Deep modelling tools — Sparx Enterprise Architect
Built for: rigorous, standards-based modelling — UML, class diagrams, model-driven design, documentation generation, the full formal stack.
It's a mature, respected product, and few tools go as deep. If that's your work, it pays back.
The trade-off: that breadth asks a lot of you. You buy it, install it, and genuinely learn it — you don't sit down on a Monday and have a useful picture by lunch. For a modelling specialist that's worth it. For an IT lead who just needs to know what they're running, it's a lot of tool aimed at a different job.
The improvised stack — Confluence, draw.io, a spreadsheet, Archi
Built for: getting started for free, with tools you already have.
It works — for a while. It's familiar and it costs nothing.
Why it decays: nobody owns the upkeep. The diagram is accurate the week it's drawn and stale eight months later. The spreadsheet drifts the moment two people edit it. By the time you actually need it — an audit, an incident, a migration call — it describes a system that no longer exists. It doesn't fail because it's low-effort; it fails because staying current is manual work that always loses to more urgent work.
What the size mismatch actually costs you
If you're at the smaller end and reach for an enterprise platform anyway, the cost shows up in three places — none of them about features:
- Time to first value. You configure and onboard before you map. The tool can do everything, which means it does nothing until it's set up.
- Paying for depth you won't use. Governance workflows and conformance frameworks built for a large EA practice are overhead, not help, when one person does this part-time.
- Being the small account. A vendor whose model is built around large rollouts will, rationally, prioritise large rollouts.
What a small or mid-size org actually needs
A current map of your applications, integrations, owners, and dependencies — one that stays current without becoming someone's second job. Narrower than the platforms assume, more durable than the improvised stack can manage.

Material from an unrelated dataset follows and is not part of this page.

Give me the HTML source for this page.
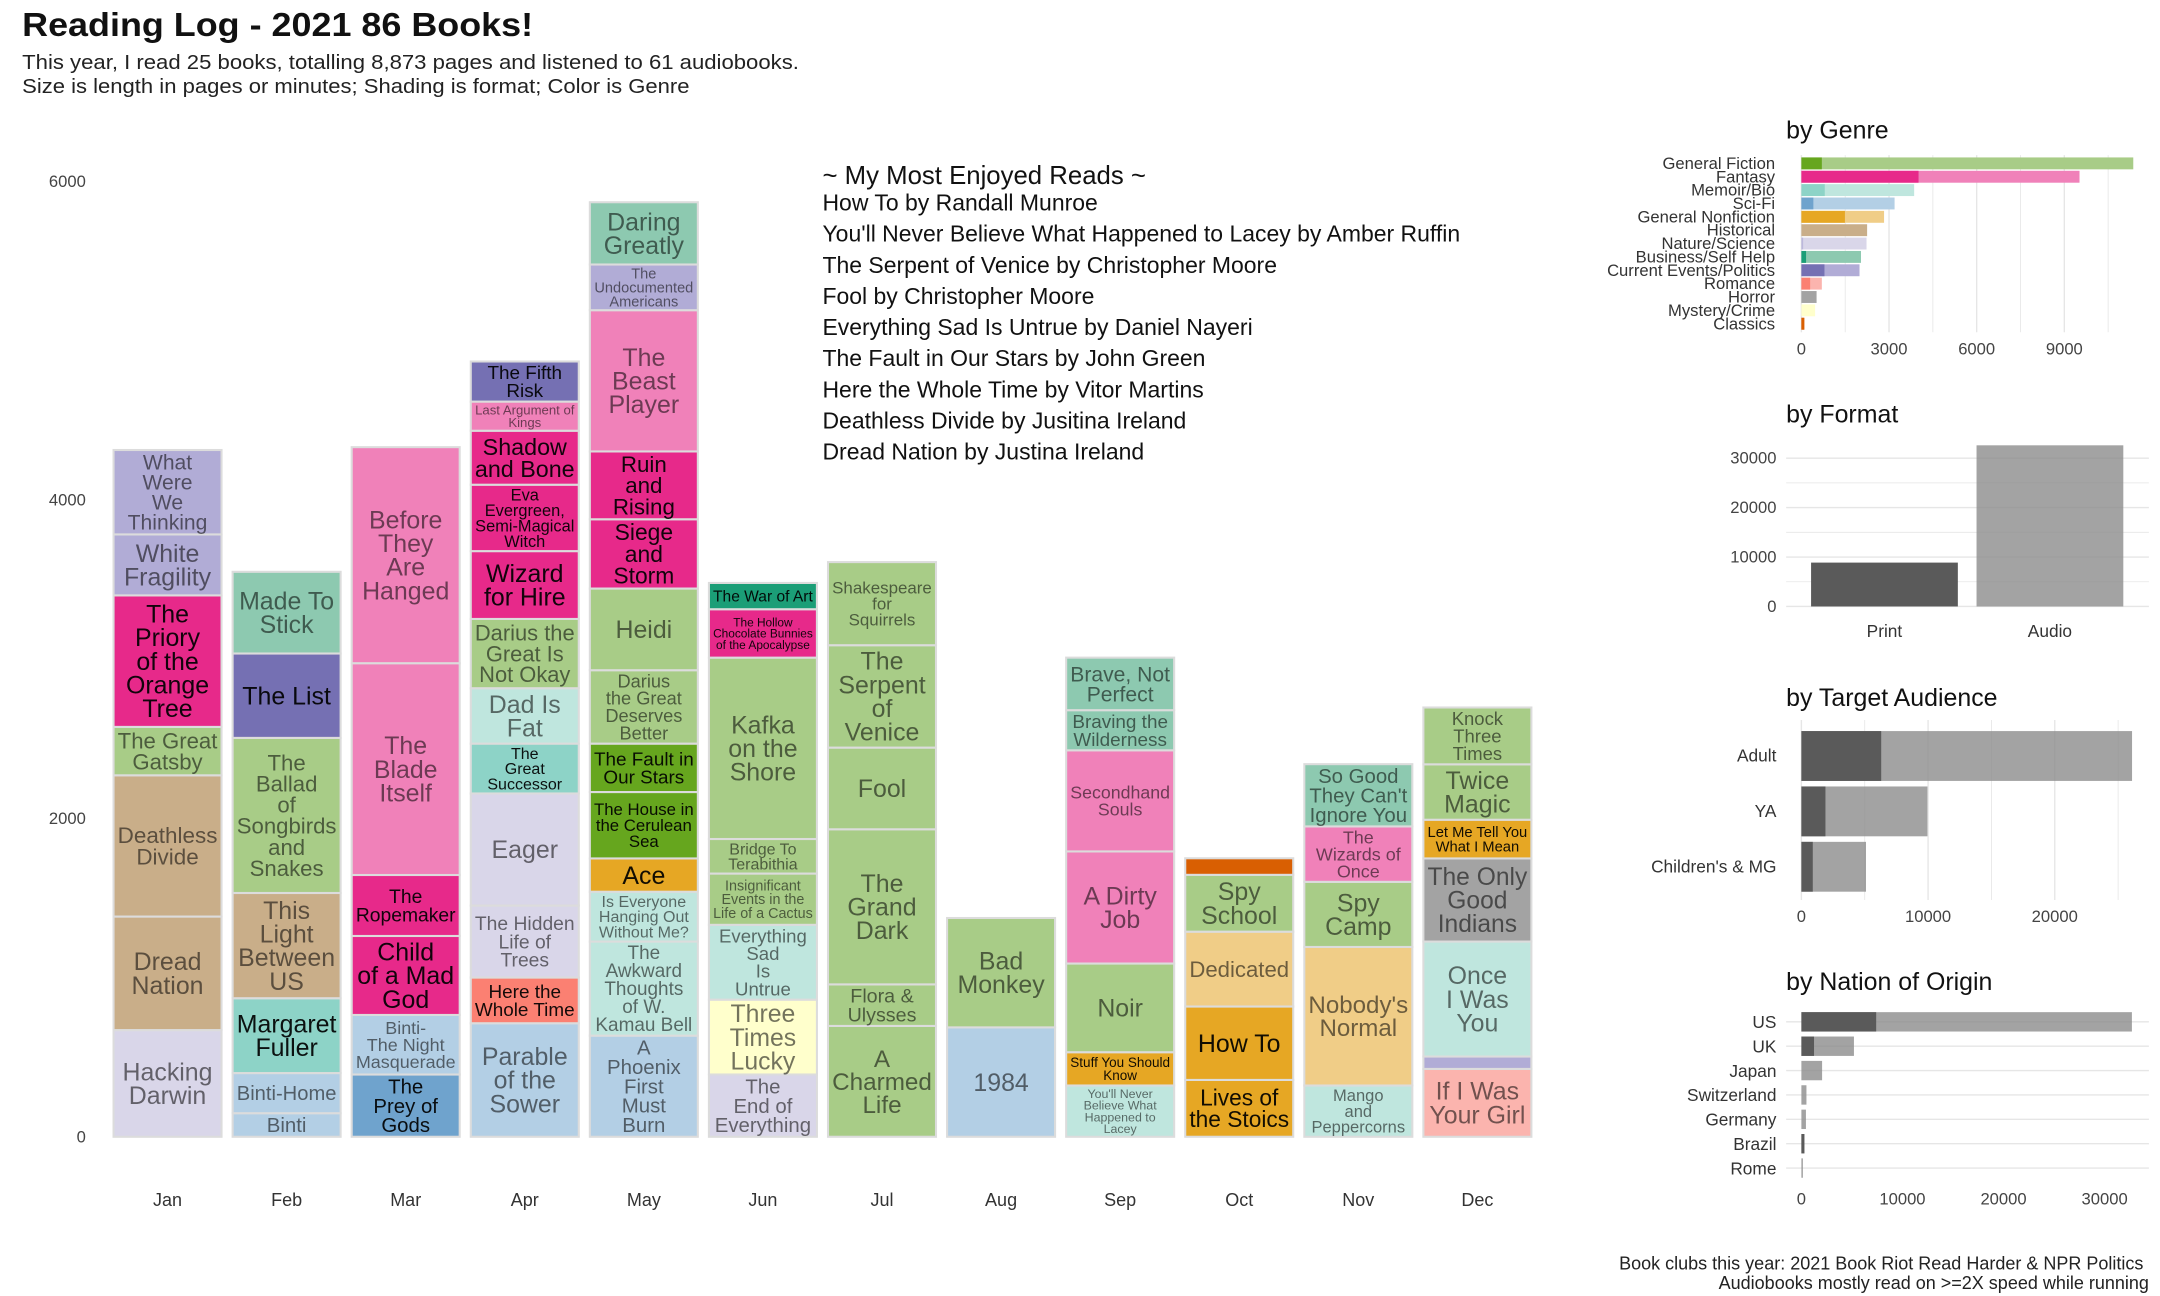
<!DOCTYPE html>
<html><head><meta charset="utf-8"><title>Reading Log 2021</title>
<style>
html,body{margin:0;padding:0;background:#fff;}
svg{display:block;font-family:"Liberation Sans",sans-serif;}
</style></head>
<body>
<svg id="root" width="2160" height="1296" viewBox="0 0 1560 936" xmlns="http://www.w3.org/2000/svg">
  <text x="16" y="26" font-size="24" font-weight="bold" fill="#111" textLength="369" lengthAdjust="spacingAndGlyphs">Reading Log - 2021 86 Books!</text>
  <text x="16" y="50" font-size="15" fill="#222" textLength="561" lengthAdjust="spacingAndGlyphs">This year, I read 25 books, totalling 8,873 pages and listened to 61 audiobooks.</text>
  <text x="16" y="67" font-size="15" fill="#222" textLength="482" lengthAdjust="spacingAndGlyphs">Size is length in pages or minutes; Shading is format; Color is Genre</text>
  <g id="main"></g>
  <g id="enjoyed"></g>
  <g id="genre"></g>
  <g id="format"></g>
  <g id="audience"></g>
  <g id="nation"></g>
  <text x="1548" y="917" font-size="13" fill="#222" text-anchor="end">Book clubs this year: 2021 Book Riot Read Harder &amp; NPR Politics</text>
  <text x="1552" y="931" font-size="13" fill="#222" text-anchor="end">Audiobooks mostly read on &gt;=2X speed while running</text>
</svg>
<script>
// ---------- main chart data ----------
const months = ["Jan","Feb","Mar","Apr","May","Jun","Jul","Aug","Sep","Oct","Nov","Dec"];
const yTicks = [0,2000,4000,6000];
const bookMonth = [
0,0,0,0,0,0,0,
1,1,1,1,1,1,1,
2,2,2,2,2,2,
3,3,3,3,3,3,3,3,3,3,3,3,
4,4,4,4,4,4,4,4,4,4,4,4,4,
5,5,5,5,5,5,5,5,
6,6,6,6,6,6,
7,7,
8,8,8,8,8,8,8,
9,9,9,9,9,
10,10,10,10,10,
11,11,11,11,11,11,11];
const bookTitle = [
"Hacking\nDarwin","Dread\nNation","Deathless\nDivide","The Great\nGatsby","The\nPriory\nof the\nOrange\nTree","White\nFragility","What\nWere\nWe\nThinking",
"Binti","Binti-Home","Margaret\nFuller","This\nLight\nBetween\nUS","The\nBallad\nof\nSongbirds\nand\nSnakes","The List","Made To\nStick",
"The\nPrey of\nGods","Binti-\nThe Night\nMasquerade","Child\nof a Mad\nGod","The\nRopemaker","The\nBlade\nItself","Before\nThey\nAre\nHanged",
"Parable\nof the\nSower","Here the\nWhole Time","The Hidden\nLife of\nTrees","Eager","The\nGreat\nSuccessor","Dad Is\nFat","Darius the\nGreat Is\nNot Okay","Wizard\nfor Hire","Eva\nEvergreen,\nSemi-Magical\nWitch","Shadow\nand Bone","Last Argument of\nKings","The Fifth\nRisk",
"A\nPhoenix\nFirst\nMust\nBurn","The\nAwkward\nThoughts\nof W.\nKamau Bell","Is Everyone\nHanging Out\nWithout Me?","Ace","The House in\nthe Cerulean\nSea","The Fault in\nOur Stars","Darius\nthe Great\nDeserves\nBetter","Heidi","Siege\nand\nStorm","Ruin\nand\nRising","The\nBeast\nPlayer","The\nUndocumented\nAmericans","Daring\nGreatly",
"The\nEnd of\nEverything","Three\nTimes\nLucky","Everything\nSad\nIs\nUntrue","Insignificant\nEvents in the\nLife of a Cactus","Bridge To\nTerabithia","Kafka\non the\nShore","The Hollow\nChocolate Bunnies\nof the Apocalypse","The War of Art",
"A\nCharmed\nLife","Flora &\nUlysses","The\nGrand\nDark","Fool","The\nSerpent\nof\nVenice","Shakespeare\nfor\nSquirrels",
"1984","Bad\nMonkey",
"You'll Never\nBelieve What\nHappened to\nLacey","Stuff You Should\nKnow","Noir","A Dirty\nJob","Secondhand\nSouls","Braving the\nWilderness","Brave, Not\nPerfect",
"Lives of\nthe Stoics","How To","Dedicated","Spy\nSchool","",
"Mango\nand\nPeppercorns","Nobody's\nNormal","Spy\nCamp","The\nWizards of\nOnce","So Good\nThey Can't\nIgnore You",
"If I Was\nYour Girl","","Once\nI Was\nYou","The Only\nGood\nIndians","Let Me Tell You\nWhat I Mean","Twice\nMagic","Knock\nThree\nTimes"];
const bookPages = [
670,713,887,304,826,383,530,
148,252,470,661,974,530,513,
391,374,496,383,1330,1357,
713,287,452,704,313,348,435,426,417,339,183,252,
635,591,313,209,417,304,461,513,435,426,887,287,391,
391,470,470,322,217,1139,304,165,
696,261,974,513,643,522,
687,687,
322,209,557,704,635,252,330,
357,461,470,357,104,
322,870,409,348,391,
426,78,722,522,243,348,357];
const bookGenre = [
"nat","hist","hist","gf","fan","cur","cur",
"sci","sci","mem","hist","gf","cur","bus",
"sci","sci","fan","fan","fan","fan",
"sci","rom","nat","nat","mem","mem","gf","fan","fan","fan","fan","cur",
"sci","mem","mem","gnf","gf","gf","gf","gf","fan","fan","fan","cur","bus",
"nat","mys","mem","gf","gf","gf","fan","bus",
"gf","gf","gf","gf","gf","gf",
"sci","gf",
"mem","gnf","gf","fan","fan","bus","bus",
"gnf","gnf","gnf","gf","cla",
"mem","gnf","gf","fan","bus",
"rom","cur","mem","hor","gnf","gf","gf"];
const bookFormat = [
"A","A","A","A","P","A","A",
"A","A","P","A","A","P","A",
"P","A","P","P","A","A",
"A","P","A","A","P","A","A","P","P","P","A","P",
"A","A","A","P","P","P","A","A","P","P","A","A","A",
"A","A","A","A","A","A","P","P",
"A","A","A","A","A","A",
"A","A",
"A","P","A","A","A","A","A",
"P","P","A","A","P",
"A","A","A","A","A",
"A","A","A","A","P","A","A"];
const genreColor = {
 gf:["#66a61e","#a8cc87"], fan:["#e7298a","#f081b9"], mem:["#8dd3c7","#bfe6de"], sci:["#6fa3cd","#b3cfe5"],
 gnf:["#e6a724","#f0cd87"], hist:["#b5986a","#c9ae89"], nat:["#bcb8db","#d9d6e9"], bus:["#1b9e77","#8dc9b0"],
 cur:["#7570b3","#b1acd6"], rom:["#fb8072","#fbb4ae"], hor:["#777777","#a3a3a3"], mys:["#ffffb3","#ffffcc"], cla:["#d95f02","#e8864a"]
};

// ---------- side panel data ----------
const genreNames = ["General Fiction","Fantasy","Memoir/Bio","Sci-Fi","General Nonfiction","Historical","Nature/Science","Business/Self Help","Current Events/Politics","Romance","Horror","Mystery/Crime","Classics"];
const genreKeys = ["gf","fan","mem","sci","gnf","hist","nat","bus","cur","rom","hor","mys","cla"];
const genrePrint = [700,4010,800,410,1490,0,60,160,790,300,0,0,100];
const genreTotal = [11360,9520,3860,3190,2830,2250,2230,2040,1990,700,520,470,100];
const genreTicks = [0,3000,6000,9000];
const formatNames = ["Print","Audio"];
const formatValues = [8873,32600];
const formatTicks = [0,10000,20000,30000];
const audienceNames = ["Adult","YA","Children's & MG"];
const audiencePrint = [6300,1900,900];
const audienceTotal = [26100,9950,5100];
const audienceTicks = [0,10000,20000];
const nationNames = ["US","UK","Japan","Switzerland","Germany","Brazil","Rome"];
const nationPrint = [7400,1250,0,0,0,300,0];
const nationTotal = [32700,5200,2050,500,450,300,150];
const nationTicks = [0,10000,20000,30000];
const enjoyed = ["How To by Randall Munroe","You'll Never Believe What Happened to Lacey by Amber Ruffin","The Serpent of Venice by Christopher Moore","Fool by Christopher Moore","Everything Sad Is Untrue by Daniel Nayeri","The Fault in Our Stars by John Green","Here the Whole Time by Vitor Martins","Deathless Divide by Jusitina Ireland","Dread Nation by Justina Ireland"];

const NS="http://www.w3.org/2000/svg";
function mk(tag, attrs, parent){const e=document.createElementNS(NS,tag);for(const k in attrs)e.setAttribute(k,attrs[k]);parent.appendChild(e);return e;}

// ---------- main chart ----------
const main=document.getElementById('main');
const y0=821, pxPer=0.115;
const yScale=v=>y0-v*pxPer;
const xCenter=i=>121+i*86;
const barW=78;
yTicks.forEach(t=>{
  const e=mk('text',{x:62,y:yScale(t)+4,'font-size':12,fill:'#444','text-anchor':'end'},main);
  
  
  e.textContent=t;
});
months.forEach((m,i)=>{
  const e=mk('text',{x:xCenter(i),y:871,'font-size':13,fill:'#333','text-anchor':'middle'},main);
  
  
  e.textContent=m;
});
const cum=new Array(months.length).fill(0);
bookTitle.forEach((title,i)=>{
  const m=bookMonth[i];
  const base=cum[m], top=base+bookPages[i];
  cum[m]=top;
  const yT=yScale(top), yB=yScale(base), h=yB-yT;
  const x=xCenter(m)-barW/2;
  const col=genreColor[bookGenre[i]][bookFormat[i]==="P"?0:1];
  const r=mk('rect',{x:x,y:yT,width:barW,height:h,fill:col,stroke:'#dcdcdc','stroke-width':1.5},main);
  
  
  if(!title) return;
  const lines=title.split("\n");
  const g=mk('text',{'text-anchor':'middle',fill:'#000','fill-opacity':bookFormat[i]==="P"?0.92:0.55,'font-size':10},main);
  
  
  const tspans=lines.map(l=>{const t=mk('tspan',{x:xCenter(m)},g);t.textContent=l;return t;});
  let maxW=0;tspans.forEach(t=>{maxW=Math.max(maxW,t.getComputedTextLength());});
  const lh=0.95;
  let fs=Math.min(18,(barW-6)/maxW*10,(h-3)/(lines.length*lh));
  fs=Math.max(fs,5);
  g.setAttribute('font-size',fs.toFixed(2));
  const cy=(yT+yB)/2;
  const startY=cy-(lines.length-1)*lh*fs/2+fs*0.35;
  tspans.forEach((t,k)=>t.setAttribute('y',(startY+k*lh*fs).toFixed(2)));
});

// ---------- enjoyed list ----------
const enj=document.getElementById('enjoyed');
const hd=mk('text',{x:594,y:133,'font-size':18.6,fill:'#111'},enj);


hd.textContent="~ My Most Enjoyed Reads ~";
enjoyed.forEach((s,i)=>{
  const e=mk('text',{x:594,y:152+i*22.5,'font-size':16.6,fill:'#111'},enj);
  
  
  e.textContent=s;
});

function panelTitle(g,txt,y){const e=mk('text',{x:1290,y:y,'font-size':18,fill:'#111'},g);
  
  
  e.textContent=txt;}

// ---------- genre panel ----------
(function(){
  const g=document.getElementById('genre');
  panelTitle(g,"by Genre",100);
  const x0=1301, k=63.3/3000;
  const gx=v=>x0+v*k;
  for(let v=0;v<=10500;v+=1500){mk('line',{x1:gx(v),x2:gx(v),y1:112,y2:240,stroke:'#e6e6e6','stroke-width':v%3000===0?1:0.6},g);}
  genreTicks.forEach(t=>{const e=mk('text',{x:gx(t),y:256,'font-size':12,fill:'#444','text-anchor':'middle'},g);
    
    
    e.textContent=t;});
  genreNames.forEach((n,i)=>{
    const cy=118+i*9.65;
    const l=mk('text',{x:1282,y:cy+4,'font-size':12,fill:'#333','text-anchor':'end'},g);
    
    
    l.textContent=n;
    const c=genreColor[genreKeys[i]];
    const a=mk('rect',{x:gx(0),y:cy-4.3,width:gx(genreTotal[i])-gx(0),height:8.6,fill:c[1]},g);
    
    
    const p=mk('rect',{x:gx(0),y:cy-4.3,width:gx(genrePrint[i])-gx(0),height:8.6,fill:c[0]},g);
    
    
  });
})();

// ---------- format panel ----------
(function(){
  const g=document.getElementById('format');
  panelTitle(g,"by Format",305);
  const fy=v=>438-v*0.00357;
  for(let v=0;v<=30000;v+=5000){mk('line',{x1:1290,x2:1552,y1:fy(v),y2:fy(v),stroke:'#e6e6e6','stroke-width':v%10000===0?1:0.6},g);}
  formatTicks.forEach(t=>{const e=mk('text',{x:1283,y:fy(t)+4,'font-size':12,fill:'#444','text-anchor':'end'},g);
    
    
    e.textContent=t;});
  formatNames.forEach((n,i)=>{
    const cx=1361+i*119.5;
    const r=mk('rect',{x:cx-53,y:fy(formatValues[i]),width:106,height:fy(0)-fy(formatValues[i]),fill:i===0?'#5a5a5a':'#8c8c8c','fill-opacity':i===0?1:0.8},g);
    
    
    const l=mk('text',{x:cx,y:460,'font-size':12.5,fill:'#333','text-anchor':'middle'},g);
    
    
    l.textContent=n;
  });
})();

// ---------- audience panel ----------
(function(){
  const g=document.getElementById('audience');
  panelTitle(g,"by Target Audience",510);
  const ax=v=>1301+v*0.00915;
  for(let v=0;v<=25000;v+=5000){mk('line',{x1:ax(v),x2:ax(v),y1:520,y2:650,stroke:'#e6e6e6','stroke-width':v%10000===0?1:0.6},g);}
  audienceTicks.forEach(t=>{const e=mk('text',{x:ax(t),y:666,'font-size':12,fill:'#444','text-anchor':'middle'},g);
    
    
    e.textContent=t;});
  audienceNames.forEach((n,i)=>{
    const cy=546+i*40;
    const l=mk('text',{x:1283,y:cy+4,'font-size':12.5,fill:'#333','text-anchor':'end'},g);
    
    
    l.textContent=n;
    const a=mk('rect',{x:ax(0),y:cy-18,width:ax(audienceTotal[i])-ax(0),height:36,fill:'#8c8c8c','fill-opacity':0.8},g);
    
    
    const p=mk('rect',{x:ax(0),y:cy-18,width:ax(audiencePrint[i])-ax(0),height:36,fill:'#5a5a5a'},g);
    
    
  });
})();

// ---------- nation panel ----------
(function(){
  const g=document.getElementById('nation');
  panelTitle(g,"by Nation of Origin",715);
  const nx=v=>1301+v*0.0073;
  nationTicks.forEach(t=>{const e=mk('text',{x:nx(t),y:870,'font-size':12,fill:'#444','text-anchor':'middle'},g);
    
    
    e.textContent=t;});
  nationNames.forEach((n,i)=>{
    const cy=738+i*17.6;
    mk('line',{x1:1290,x2:1552,y1:cy,y2:cy,stroke:'#e6e6e6','stroke-width':1},g);
    const l=mk('text',{x:1283,y:cy+4.5,'font-size':12.5,fill:'#333','text-anchor':'end'},g);
    
    
    l.textContent=n;
    const a=mk('rect',{x:nx(0),y:cy-7,width:Math.max(0.6,nx(nationTotal[i])-nx(0)),height:14,fill:'#8c8c8c','fill-opacity':0.8},g);
    
    
    const p=mk('rect',{x:nx(0),y:cy-7,width:nx(nationPrint[i])-nx(0),height:14,fill:'#5a5a5a'},g);
    
    
  });
})();
</script>
</body></html>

It should stand up fast, be free to try without a procurement cycle, and — the hard part — not rot the moment attention moves elsewhere.
This is the niche we built Albumi for: an operational EA core you can stand up in well under a day, a free tier so you can evaluate it without talking to anyone, and an AI agent that builds and maintains the model over MCP from your existing documents — so keeping it current is something an agent does, not a chore that quietly decays. We're plain about how that works: the agent does the heavy lifting, the system validates the changes, and a human approves them — because a model is only useful if it can be trusted. That's the job we're good at. It is deliberately not the job the enterprise platforms do.
When a lightweight tool — including Albumi — is the wrong choice
Most vendor pages skip this part. If any of the following is you, a lightweight tool is the wrong call — Albumi included — and you should be looking at LeanIX, Ardoq, or Bizzdesign, because this is exactly what they're built for:
- Thousands of applications, or a dedicated, full-time EA team.
- Deep, formal TOGAF or ArchiMate conformance and certification-grade modelling.
- Hard regulatory or audit traceability (SOX-level governance and approval trails).
- On-premise or self-hosted deployment.
- Procurement that mandates an analyst-validated vendor (e.g. a Gartner Magic Quadrant entry).
- Reliance on a large consulting and partner ecosystem around the tool.
For those situations, the depth and process the big platforms bring isn't overhead — it's the reason they exist, and a lighter tool would leave you exposed.
The honest decision rule
Match the tool to the size of the problem, not to a feature grid.
If your architecture problem is small enough that the enterprise platforms feel like buying a forklift to move a bookshelf, start with something light, free to try, and easy to keep current. If your problem genuinely needs the forklift, buy the forklift — the vendors who make them are very good at it.
The worst outcome isn't picking the "wrong" tool from this list. It's picking nothing, and letting the map of your systems quietly go stale until the day you needed it to be right.